• [What to do]:
Starting at the top of the listing, extract every line up to and including the one with "YAxis, ErrorBar, ReferenceLine". Pictures stay out of the copy.
START Exercise materials
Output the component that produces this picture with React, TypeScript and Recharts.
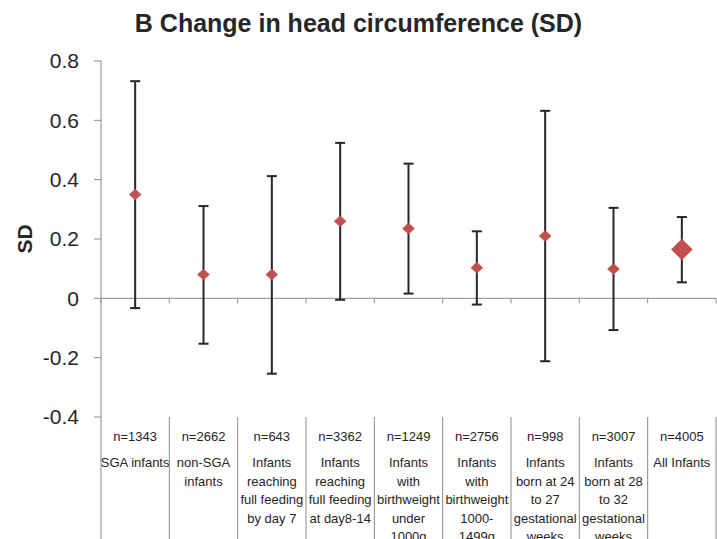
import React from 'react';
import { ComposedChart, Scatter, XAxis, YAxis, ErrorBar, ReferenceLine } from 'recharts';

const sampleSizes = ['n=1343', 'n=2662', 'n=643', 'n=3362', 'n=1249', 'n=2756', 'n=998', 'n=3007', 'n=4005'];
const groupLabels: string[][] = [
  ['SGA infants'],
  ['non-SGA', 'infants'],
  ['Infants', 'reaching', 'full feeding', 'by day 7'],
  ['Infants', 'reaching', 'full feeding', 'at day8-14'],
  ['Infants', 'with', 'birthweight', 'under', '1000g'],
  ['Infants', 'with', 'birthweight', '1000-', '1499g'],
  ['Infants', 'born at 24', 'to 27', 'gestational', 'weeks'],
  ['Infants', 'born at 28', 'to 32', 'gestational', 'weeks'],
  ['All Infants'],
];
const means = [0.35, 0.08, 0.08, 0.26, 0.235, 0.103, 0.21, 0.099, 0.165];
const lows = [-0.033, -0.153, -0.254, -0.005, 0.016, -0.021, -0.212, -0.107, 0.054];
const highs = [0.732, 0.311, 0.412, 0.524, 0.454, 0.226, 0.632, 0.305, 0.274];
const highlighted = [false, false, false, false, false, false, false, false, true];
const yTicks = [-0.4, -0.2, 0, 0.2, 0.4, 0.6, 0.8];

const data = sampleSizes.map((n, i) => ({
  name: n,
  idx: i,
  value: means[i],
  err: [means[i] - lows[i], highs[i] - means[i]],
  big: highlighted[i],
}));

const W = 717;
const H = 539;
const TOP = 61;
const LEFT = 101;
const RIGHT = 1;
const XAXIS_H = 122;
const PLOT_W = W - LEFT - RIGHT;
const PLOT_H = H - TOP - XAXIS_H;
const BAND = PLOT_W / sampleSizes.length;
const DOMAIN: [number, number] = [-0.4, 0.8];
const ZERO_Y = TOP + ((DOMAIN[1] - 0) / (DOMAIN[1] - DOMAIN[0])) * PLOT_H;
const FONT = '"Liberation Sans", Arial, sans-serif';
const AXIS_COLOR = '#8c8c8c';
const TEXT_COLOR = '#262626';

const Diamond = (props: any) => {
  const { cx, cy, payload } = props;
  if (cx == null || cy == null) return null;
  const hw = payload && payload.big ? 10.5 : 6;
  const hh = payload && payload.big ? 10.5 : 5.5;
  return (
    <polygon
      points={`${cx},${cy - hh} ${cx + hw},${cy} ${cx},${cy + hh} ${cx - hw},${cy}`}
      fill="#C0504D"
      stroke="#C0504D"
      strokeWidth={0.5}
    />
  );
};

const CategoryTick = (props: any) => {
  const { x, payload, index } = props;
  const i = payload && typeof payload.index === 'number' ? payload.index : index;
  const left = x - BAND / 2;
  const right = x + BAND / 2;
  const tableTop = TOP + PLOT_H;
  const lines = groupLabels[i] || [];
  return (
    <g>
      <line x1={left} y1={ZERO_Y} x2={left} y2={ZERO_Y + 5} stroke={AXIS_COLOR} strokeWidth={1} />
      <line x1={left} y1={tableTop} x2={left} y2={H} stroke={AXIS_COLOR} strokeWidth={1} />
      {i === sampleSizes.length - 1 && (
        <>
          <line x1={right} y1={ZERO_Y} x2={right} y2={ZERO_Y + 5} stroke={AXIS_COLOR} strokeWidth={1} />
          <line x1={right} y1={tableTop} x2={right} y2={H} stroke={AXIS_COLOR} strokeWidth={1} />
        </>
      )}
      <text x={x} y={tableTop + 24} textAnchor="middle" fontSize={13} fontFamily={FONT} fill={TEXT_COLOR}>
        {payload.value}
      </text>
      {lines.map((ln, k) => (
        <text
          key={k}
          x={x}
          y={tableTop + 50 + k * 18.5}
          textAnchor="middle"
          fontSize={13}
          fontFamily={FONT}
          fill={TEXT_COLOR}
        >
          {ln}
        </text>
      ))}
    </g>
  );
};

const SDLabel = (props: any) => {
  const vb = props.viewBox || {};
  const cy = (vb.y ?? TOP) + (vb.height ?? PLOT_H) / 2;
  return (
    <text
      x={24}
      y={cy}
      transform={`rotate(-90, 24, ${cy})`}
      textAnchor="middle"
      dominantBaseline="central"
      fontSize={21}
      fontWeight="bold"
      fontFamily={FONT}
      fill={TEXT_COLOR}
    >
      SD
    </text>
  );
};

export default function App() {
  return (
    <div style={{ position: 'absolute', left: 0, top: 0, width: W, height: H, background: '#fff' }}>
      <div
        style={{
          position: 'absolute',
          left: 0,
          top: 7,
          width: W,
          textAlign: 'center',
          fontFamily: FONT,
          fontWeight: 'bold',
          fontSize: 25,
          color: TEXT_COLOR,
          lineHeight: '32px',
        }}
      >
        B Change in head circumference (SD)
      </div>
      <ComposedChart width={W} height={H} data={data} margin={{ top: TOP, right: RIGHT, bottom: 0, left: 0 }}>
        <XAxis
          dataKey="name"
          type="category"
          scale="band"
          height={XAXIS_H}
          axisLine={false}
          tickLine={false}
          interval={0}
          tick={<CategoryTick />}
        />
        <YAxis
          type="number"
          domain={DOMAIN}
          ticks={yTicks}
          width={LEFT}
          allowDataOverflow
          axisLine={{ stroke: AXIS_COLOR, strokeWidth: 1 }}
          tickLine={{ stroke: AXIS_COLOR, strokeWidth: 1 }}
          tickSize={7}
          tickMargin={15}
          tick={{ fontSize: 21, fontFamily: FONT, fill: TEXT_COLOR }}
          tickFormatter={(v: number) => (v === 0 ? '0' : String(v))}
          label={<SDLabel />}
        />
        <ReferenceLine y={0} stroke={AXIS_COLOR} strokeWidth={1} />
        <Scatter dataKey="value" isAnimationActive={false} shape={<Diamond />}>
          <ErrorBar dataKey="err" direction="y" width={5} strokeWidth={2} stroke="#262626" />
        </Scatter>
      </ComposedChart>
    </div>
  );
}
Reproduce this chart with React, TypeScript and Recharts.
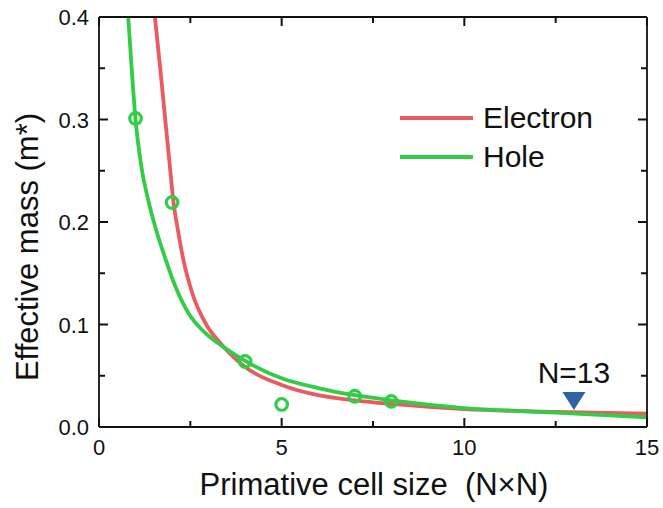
END Exercise materials
• [The response]:
Output the component that produces this picture with React, TypeScript and Recharts.
import React from 'react';
import { ComposedChart, Scatter, XAxis, YAxis, ErrorBar, ReferenceLine } from 'recharts';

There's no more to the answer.